In 1988, Reeve directed his first feature-length documentary, "The Will to Win (La rage de vaincre)," about Canadian architect Carlos Ott, who won the bid to design L’Opera Bastille in Paris. The documentary, shot on 16-mm film in Monaco, Paris, Venice, Montevideo, Verona, New York, and Toronto, features Luciano Pavarotti, Barbara Hendricks, and Theresa Berganza, as well as Formula 1 drivers Alain Prost and Ayrton Senna. The accession contains archival footage filmed in La Fenice, Venice, and The Arena, Verona.

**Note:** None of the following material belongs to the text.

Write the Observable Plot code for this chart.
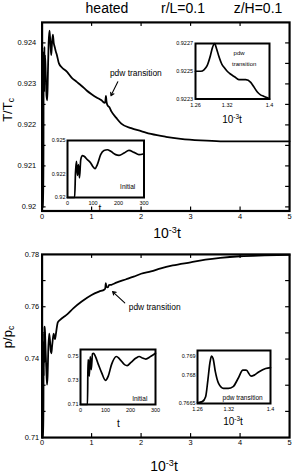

In 1990, Reeve produced, wrote, and directed "Moment of Light – The Dance of Evelyn Hart," his second feature-length documentary, co-produced with the National Film Board of Canada. The film follows renowned Winnipeg ballet dancer Evelyn Hart as she rehearses and performs across Winnipeg, Munich, and Paris. The film received a number of awards, including the Red Ribbon Award at the American Film and Video Festival, the Silver Plaque at the Chicago International Film Festival, the Bronze Apple at the National Educational Film and Video Festival, and the Bronze Plaque at the Columbus International Film and Video Festival. The accession contains archival footage filmed in Palais Garnier and La Scala, Milano.
Other films in Reeve’s filmography include "Walks Fast Woman" (1992-1993), "Blue Salute" (1997-1998), "Right to No" (1996-1998), and "Harawi – Olivier Messaien" (2002).
Reeve has been involved in many art initiatives in Winnipeg. Every year between 1992 and 2007, he organized THE BURNING, a collaborative class sculpture project which involved the creation of a six-to-twelve-foot high combustible sculpture. The event attracted hundreds of viewers.
In 2009, he requested inclusion of sculpture in the BMO 1st Art! Invitational Student Art Competition, the only art competition across Canada at the post-secondary level, which prior to that time had featured only two-dimensional art. His request was successful; the following year, both the national and provincial winners were graduating students from Reeve’s class.
Reeve also initiated Art on the Avenue, a $120,000 collaboration with the Winnipeg Downtown Biz to fund twenty sculpture students to create large-scale sculpture works on Portage Avenue in downtown Winnipeg. This project led to the creation of the Collaboration to Promote Art and Music, jointly funded by the University of Manitoba and University of Manitoba Student Union, which is ongoing.
Reeve received the Student’s Teacher Recognition Award/Certificate of Teaching Excellence from the University of Manitoba in 2008, 2010, and 2012. He formally retired from teaching in 2013.